Este esquema, demasiado sencillo, de actuación constituye la traba que impide a un moderno comprender los ritos. Porque un rito rompe esa dualidad tan simplona. Y por eso lo malinterpretan quienes permanecen presos de ella.

Así, nuestros pragmáticos, cuando observan un rito se preguntan: ¿para qué sirve? ¿Qué vas a conseguir con eso? ¿Sacas una virgen en andas, o recorres con un cristo media ciudad, para caer bien a Dios? ¿Para que no llueva? ¿Para borrar tus pecados? ¿Para qué diantres? ¿No es un poco absurdo que hagas justo eso para lograr justo esas cosas?

Los ritos de Semana Santa tampoco se prestan bien a la segunda opción que nos da un modernete de por qué hacer cosas: la expresiva. Un rito suele estar muy marcado en cada uno de sus momentos: al inicio se hace esto y aquello, luego lo otro, más tarde todos acabaremos así. Esas reglas del rito chocan con el empeño moderno en expresarnos cada uno a nuestro aire, para ser así más «auténticos», más «genuinos». Al sumir mis acciones en las acciones de todos, el rito parece caminar en contra de esa cosa tan sacrosanta hoy llamada «mi individualidad». Y por eso el modernete también lo denuesta. «Qué estupidez, caminar todos a una, sumirte en la masa, estar constreñido para no poder expresar tus sentimientos más personalitos, con lo importantitos que son». 

El modernete, pues, se ríe del rito porque, en efecto, un rito es risible si lo analizas bajo el esquema de o bien «hacer cosas prácticas», o bien «expresar tu personalidad más particular». Mas el error, lo risible, es limitarse a esas dos etiquetas, como si fueran capaces de explicárnoslo todo. Cuando solo explican la vida limitada que arrastra quien se las cree.
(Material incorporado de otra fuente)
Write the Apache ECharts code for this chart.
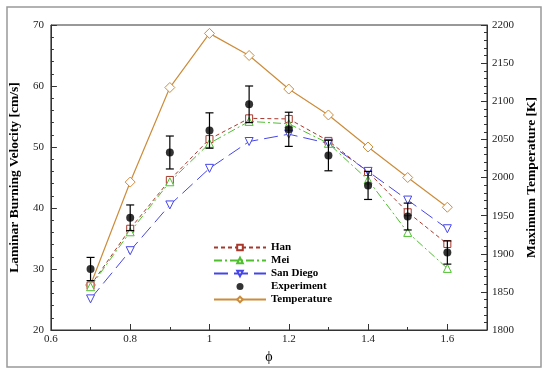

Pues he aquí un tercer motivo para hacer las cosas, ignorado por la mente moderna: consiste en, mediante ellas, salir de nuestra vida cotidiana; de la inquietud que inunda nuestros días y nuestras noches tanto por resultar útiles, como por expresar nuestro yo. De hecho, justo porque nos saca de nuestra vida cotidiana, gustamos de colocar el rito en días de fiesta. Ya no hay que estar obsesionados por alcanzar logros o por «ser nosotros mismos»; descansemos de nuestras metas y de nuestra personalidad; sumámonos en algo más grande que esas menudencias: en lo festivo, en lo que nos acomuna con los otros, en lo que se hace porque sí, como también estamos vivos solo porque sí.

De hecho, el rito se parece así a la vida misma: no nacemos, ni crecemos, ni nos reproducimos, ni morimos «para algo»; hacemos todas esas cosas porque en eso consiste vivir, y vivir está bien. No es casualidad por tanto que los ritos nos acompañen sobre todo en los momentos especiales; o conmemoren, como en Semana Santa, momentos especiales en la vida de un hombre especial.

Al sacarnos de las preocupaciones del mundo o de nuestras preocupaciones personales, y dado que las primeras son a menudo enojosas, y las segundas psicóticas, el rito resulta pues liberador. Tiene algo de divino. De salvador. Nos permite vivir una vida diferente a la que llamamos vida; aunque no lo hace como una droga ni como una ficción: no nos transporta a una realidad por completo ajena, de colorines, que se evapora en cuanto pasen los efectos del opio o se acabe la película. Ya lo hemos apuntado: por el contrario, el rito nos agarra con más fuerza que nunca a los acontecimientos más reales de nuestra vida real. Cenas compartidas en amistad, miedo ante el futuro, soledad ante la masa, traición de un amigo, dolor intenso, muerte, reencuentro con un amado: todos esos lugares, los más reales de nuestra vida, son aquellos por los que pasamos durante los ritos de la Semana Santa. Lo hacemos sin necesidad de esforzarnos por revivir, internamente, tales momentos: están ahí afuera, en los pasos y las celebraciones, materializados, revividos ya.

Hemos sacado nuestras vivencias de nuestras cabecitas agitadas y las paseamos por las calles de nuestras ciudades. Externalizamos lo más íntimo de nuestra vida. Lo hacemos de todos. Suenan los tambores y las trompetas: todo lo que nos ocurre por dentro, sucede ya por fuera también. No soy yo, no somos ni siquiera nosotros los que nos expresamos (¡sería tan difícil ponernos a todos de acuerdo!): lo hace el rito en nuestro lugar, la materia misma; lo cual nos descansa y nos agarra a la vida a su vez.

Pipa. Para pipa. Pan, para pan. Porrón, porrón, porrón.